Coastal Foods

Bill Evans owned a wholesale bakery in Chicago and was seriously considering expansion when an appealing business opportunity came his way. Rather than invest significant money to enlarge his facility, Evans merged in 2007 with Coastal Foods.

Evans was familiar with the Houston-based food manufacturer because it used the same food broker as his bakery. He believed the merger would be advantageous to both sides.

A merger meant Evans would not have to commit significant time and energy and spend several million dollars to expand his 20-year-old business. Meanwhile, Coastal Foods likely would gain significant marketshare in the food products business because it would expand its product line, Evans says.

Coastal Foods got its start in 1990 selling pie shells to H-E-B grocery stores, and later manufactured and partnered with some of the largest food companies in the world. In 1995, the company produced a line of pot pies for more than 7,500 Kentucky Fried Chicken stores, and in 2002 it helped General Mills develop and market a scone that was carried in more than 4,000 Dunkin Donuts stores. But Coastal Foods was struggling to establish an identity in the market, Evans says. “It was trying to find footing,” he says.

The days immediately following the merger presented other challenges. “We really had to change the culture of the bakery,” Evans recalls. One of his goals was to hire “people who cared and got it right the first time.” The cultural change occurred from the top down, and today the company has an annual turnover rate of only 3 percent.

Opportunity to grow

The merger with Evans’ bakery gave Coastal Foods the opportunity to expand its product line and customer base and enter additional club stores and retail markets. Prior to the merger, Coastal was selling only pie shells and muffins, Evans says. 

Today, the company’s product line features a variety of bakery products, including the Newberry line that Evans sold when he operated his bakery. The line helped Coastal Foods build all-important brand equity in the market, Evans says. Approximately 30 percent of the company’s business is achieved via contract manufacturing.

The results of the merger have been noteworthy. Between 2008 and 2012, Coastal Foods increased sales by more than 400 percent, Evans says.

Evans also indicated that at the current growth rate, company sales would exceed $40,000,000 by the close of 2016.

The significant sales growth is the result of consistently developing quality products and operating a company that focuses on efficiencies, Evans says. Additionally, many members of management have food backgrounds, he says. Most importantly, however, is the company’s consistently high food safety ratings, he notes.

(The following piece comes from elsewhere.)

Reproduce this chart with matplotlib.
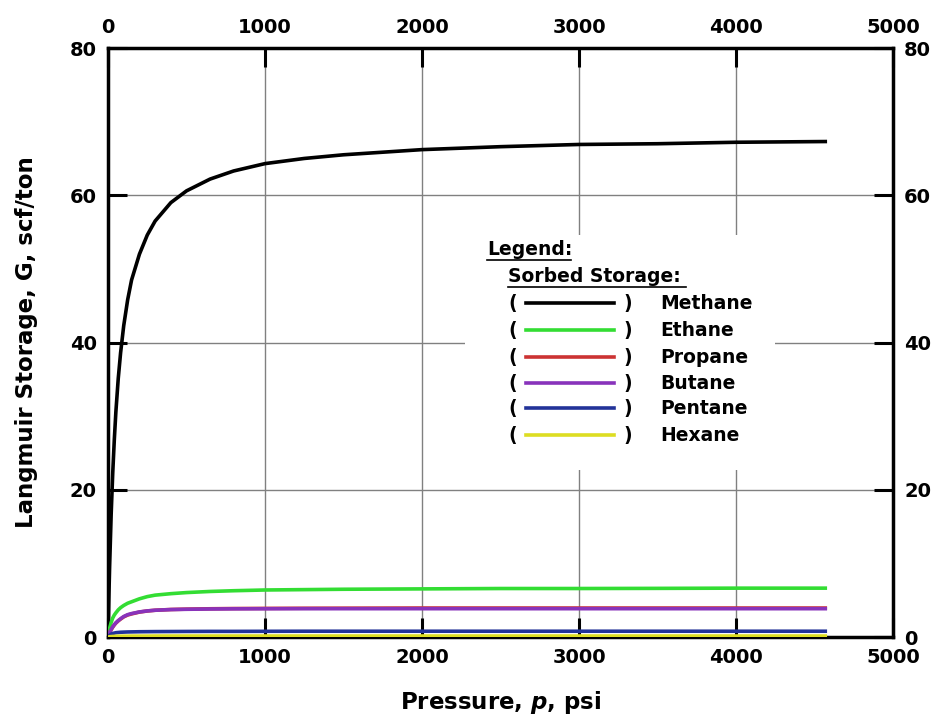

Coastal Foods has a Level 3 rating from the Safe Quality Foods Institute, the highest rating a food company can receive from the organization. The company’s quality manual is in compliance with the Global Food Safety Initiative. Maintaining the highest food safety ratings has helped the company build a impeccable reputation, Evans says. 

‘Very Different’

Despite Coastal Foods’ gains, succeeding in the business is extremely challenging, Evans says. “It’s a very different type of business,” he says, adding that the marketplace is very competitive. His primary challenge is to consistently sell quality products at a reasonable price while maintaining a good margin, he says. But that task often is more difficult than it sounds.

For example, the time between a new product’s inception and delivering it to market can be several months. During that timeframe, the prices of ingredients can change more than once, making it tough to maintain a decent profit margin, Evans says.

Maintaining a profit margin often requires Evans to seek efficiencies in other areas, such as labor costs or equipment costs. Recently, the company made capital investments and has turned to automation. Coastal Foods also employs its own research and development staff and has a lab to conduct taste testing.

“I enjoy it,” Evans says of the challenges. “We’ve grown so quickly. It’s a very capital-intensive business.”